21. Give him something to release his energy
drums, a pen, a punching bag, wide open space, water, a dog. Give him something to go crazy with—or he will use your stuff. And then you’ll be sorry.
22. Build him forts
Forts have the ability to make everyday normal stuff into magic. Throw the couch cushions, a couple blankets, and some clothespins and you can transform your living room into the cave of wonders. For the rest of his life, he’ll be grateful to know that everyday normal stuff has the potential to be magical.
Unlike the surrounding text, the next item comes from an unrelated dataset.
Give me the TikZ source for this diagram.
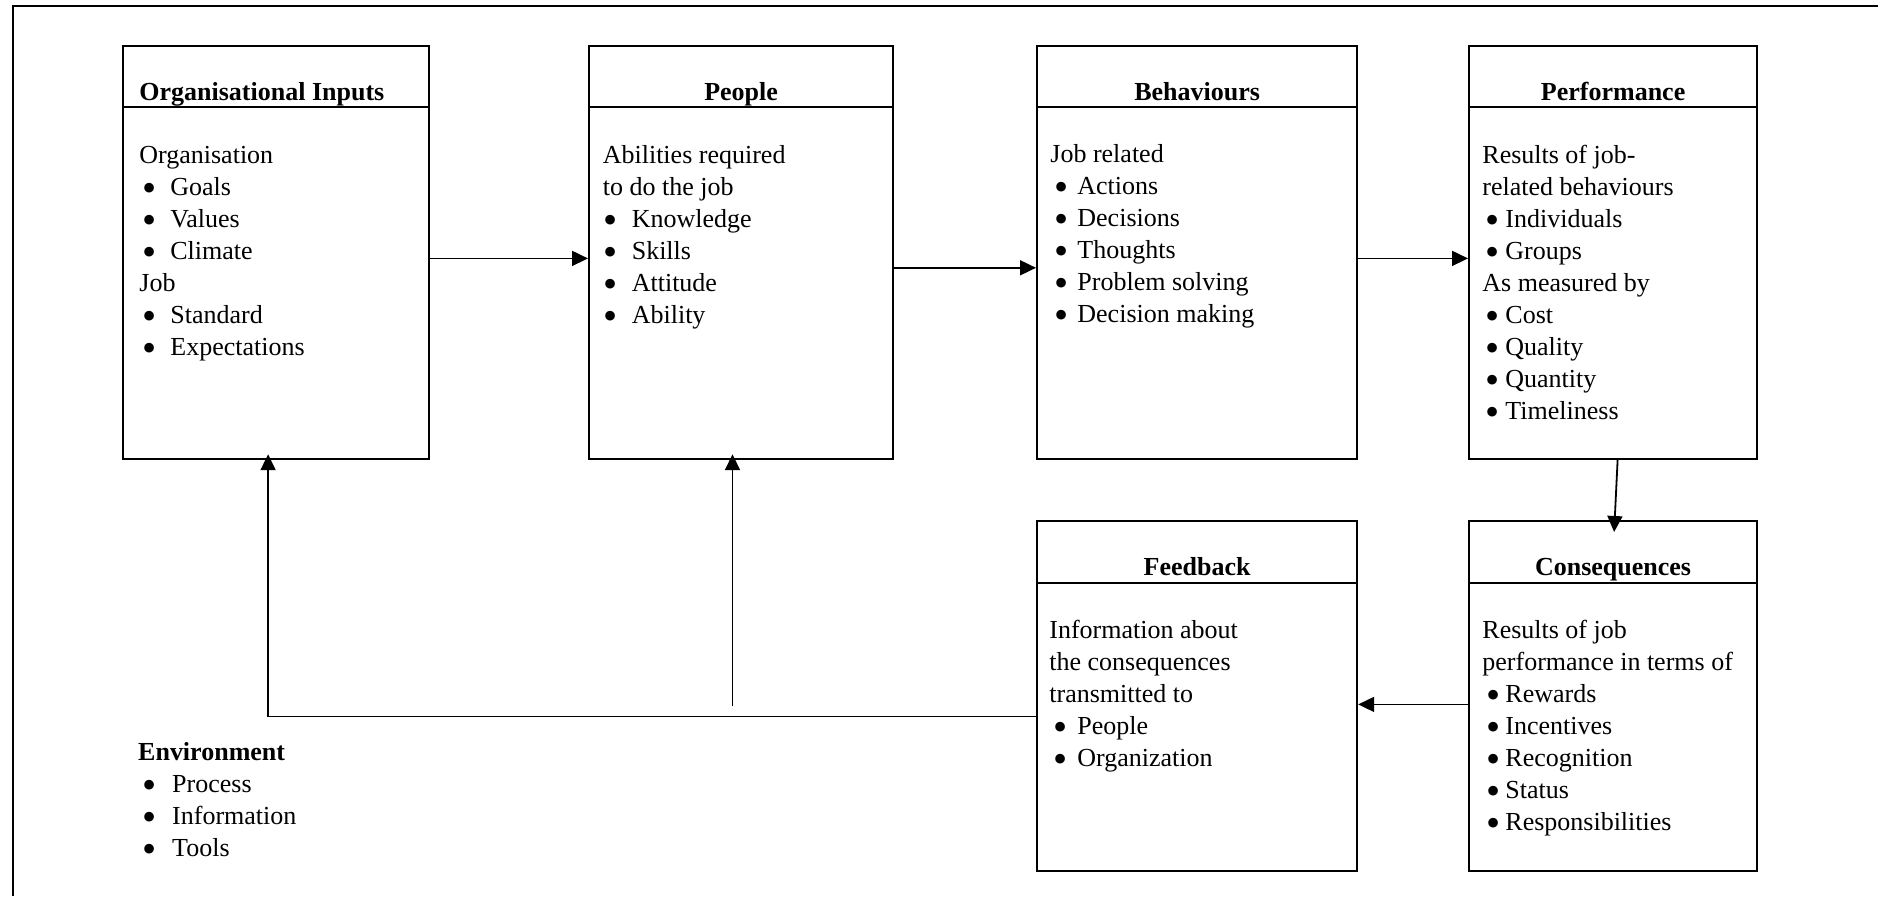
\documentclass[tikz,border=0pt]{standalone}
\usepackage{fontspec}
\setmainfont{Liberation Serif}
\usepackage{graphicx}
\usetikzlibrary{arrows.meta}

% bullet lists inside the panels
\newlength\bulx
\newlength\txtx
\newcommand\dotmark{\smash{\raisebox{-2.9pt}{\scalebox{1.55}{\textbullet}}}}
\newcommand\itm[1]{\makebox[\txtx][l]{\hspace*{\bulx}\dotmark}#1}
\newcommand\indents[2]{\setlength\bulx{#1}\setlength\txtx{#2}}

\begin{document}
\begin{tikzpicture}[x=0.5pt,y=-0.5pt,
  panel/.style={draw, line width=1.1pt, rectangle, inner sep=0pt, anchor=north west},
  headtxt/.style={font=\fontsize{13pt}{16pt}\selectfont\bfseries, inner sep=0pt, anchor=base},
  bodytxt/.style={font=\fontsize{13pt}{16pt}\selectfont, inner sep=0pt, anchor=base west},
  conn/.style={line width=0.9pt, -{Triangle[length=8pt,width=7.5pt]}},
  rule/.style={line width=1.1pt}]
\useasboundingbox (0,0) rectangle (1885,896);

% page frame (top and left edges)
\draw[line width=1pt] (1878,6) -- (12.7,6) -- (12.7,896);

% top row panels
\node[panel, minimum width=153pt, minimum height=206.5pt] (inp)  at (122,45) {};
\node[panel, minimum width=152pt, minimum height=206.5pt] (ppl)  at (588,45) {};
\node[panel, minimum width=160pt, minimum height=206.5pt] (beh)  at (1036,45) {};
\node[panel, minimum width=144pt, minimum height=206.5pt] (perf) at (1468,45) {};
% bottom row panels
\node[panel, minimum width=160pt, minimum height=175pt] (fb)   at (1036,520) {};
\node[panel, minimum width=144pt, minimum height=175pt] (cons) at (1468,520) {};

% header dividers
\foreach \p in {inp,ppl,beh,perf}
  \draw[rule] ([yshift=-31pt]\p.north west) -- ([yshift=-31pt]\p.north east);
\foreach \p in {fb,cons}
  \draw[rule] ([yshift=-31.5pt]\p.north west) -- ([yshift=-31.5pt]\p.north east);

% headers
\node[headtxt, anchor=base west] (inpT) at (139,100) {Organisational Inputs};
\node[headtxt] (pplT)  at ([yshift=-27.5pt]ppl.north)  {People};
\node[headtxt] (behT)  at ([yshift=-27.5pt]beh.north)  {Behaviours};
\node[headtxt] (perfT) at ([yshift=-27.5pt]perf.north) {Performance};
\node[headtxt] (fbT)   at ([yshift=-27.5pt]fb.north)   {Feedback};
\node[headtxt] (consT) at ([yshift=-27.5pt]cons.north) {Consequences};

% panel contents
\node[bodytxt] (inpB) at (139,163.3) {\indents{1.5pt}{15.5pt}%
  \begin{tabular}[t]{@{}l@{}}Organisation\\ \itm{Goals}\\ \itm{Values}\\ \itm{Climate}\\
  Job\\ \itm{Standard}\\ \itm{Expectations}\end{tabular}};
\node[bodytxt] (pplB) at (602.4,163.3) {\indents{0.3pt}{14.5pt}%
  \begin{tabular}[t]{@{}l@{}}Abilities required\\ to do the job\\ \itm{Knowledge}\\
  \itm{Skills}\\ \itm{Attitude}\\ \itm{Ability}\end{tabular}};
\node[bodytxt] (behB) at (1050,162.5) {\indents{1.8pt}{13.5pt}%
  \begin{tabular}[t]{@{}l@{}}Job related\\ \itm{Actions}\\ \itm{Decisions}\\ \itm{Thoughts}\\
  \itm{Problem solving}\\ \itm{Decision making}\end{tabular}};
\node[bodytxt] (perfB) at (1482,163.3) {\indents{1.6pt}{11.5pt}%
  \begin{tabular}[t]{@{}l@{}}Results of job-\\ related behaviours\\ \itm{Individuals}\\
  \itm{Groups}\\ As measured by\\ \itm{Cost}\\ \itm{Quality}\\ \itm{Quantity}\\
  \itm{Timeliness}\end{tabular}};
\node[bodytxt] (fbB) at (1049,638.3) {\indents{2pt}{14pt}%
  \begin{tabular}[t]{@{}l@{}}Information about\\ the consequences\\ transmitted to\\
  \itm{People}\\ \itm{Organization}\end{tabular}};
\node[bodytxt] (consB) at (1482,638.3) {\indents{2pt}{11.5pt}%
  \begin{tabular}[t]{@{}l@{}}Results of job\\ performance in terms of\\ \itm{Rewards}\\
  \itm{Incentives}\\ \itm{Recognition}\\ \itm{Status}\\ \itm{Responsibilities}\end{tabular}};
\node[bodytxt] (env) at (137.8,760.7) {\indents{2pt}{17pt}%
  \begin{tabular}[t]{@{}l@{}}\textbf{Environment}\\ \itm{Process}\\ \itm{Information}\\
  \itm{Tools}\end{tabular}};

% flow connectors
\draw[conn] ([yshift=-2.9pt]inp.east) -- ([yshift=-2.9pt]ppl.west);
\draw[conn] ([yshift=-7.6pt]ppl.east) -- ([yshift=-7.6pt]beh.west);
\draw[conn] ([yshift=-2.9pt]beh.east) -- ([yshift=-2.9pt]perf.west);
\draw[conn, shorten >=-6pt] ([xshift=2.25pt]perf.south) -- ([xshift=0.8pt]cons.north);
\draw[conn] ([yshift=-4.15pt]cons.west) -- ([yshift=-4.15pt]fb.east);
\draw[conn, shorten >=-3pt] ([yshift=-10.15pt]fb.west) -| ([xshift=-4pt]inp.south);
\coordinate (tapB) at (732.5,706);
\draw[conn, shorten >=-3pt] (tapB) -- (tapB |- ppl.south);
\end{tikzpicture}
\end{document}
23. Take him to new places
Because it will make his brain and his heart open up wider, and the ideas and questions and memories will rush in.
24. Kiss him
Any mother of sons will tell you that little boys are so loving and sweet. They can be harsh and wild and destructive during most of the day. But there are these moments when they are so kind and sensitive and tender. So much so that it can cause you to look around at the inward, reserved grown men in your life and think, ‘what happens in between that made you lose that?’ Let’s try to stop the cycle by kissing them when they’re loving and kissing them even more when they’re wild. Kissing them when they’re 2 months and kissing them when they’re 16 years old. You’re the mom—you can go ahead and kiss him no matter how big he gets —and make sure he knows it. p.s. (this one is just as important for dad’s too).
25. Be home base
You are home to him. When he learns to walk, he will wobble a few feet away from you and then come back, then wobble away a little farther and then come back. When he tries something new, he will look for your proud smile. When he learns to read, he will repeat the same book to you twenty times in a row, because you’re the only one who will listen that many times. When he plays his sport, he will search for your face in the stands. When he is sick, he will call you. When he really messes up, he will call you. When he is grown and strong and tough and big and he feels like crying, he will come to you; because a man can cry in front of his mother without feeling self-conscious. Even when he grows up and has a new woman in his life and gets a new home, you are still his mother; home base, the ever constant, like the sun. Know that in your heart and everything else will fall into place.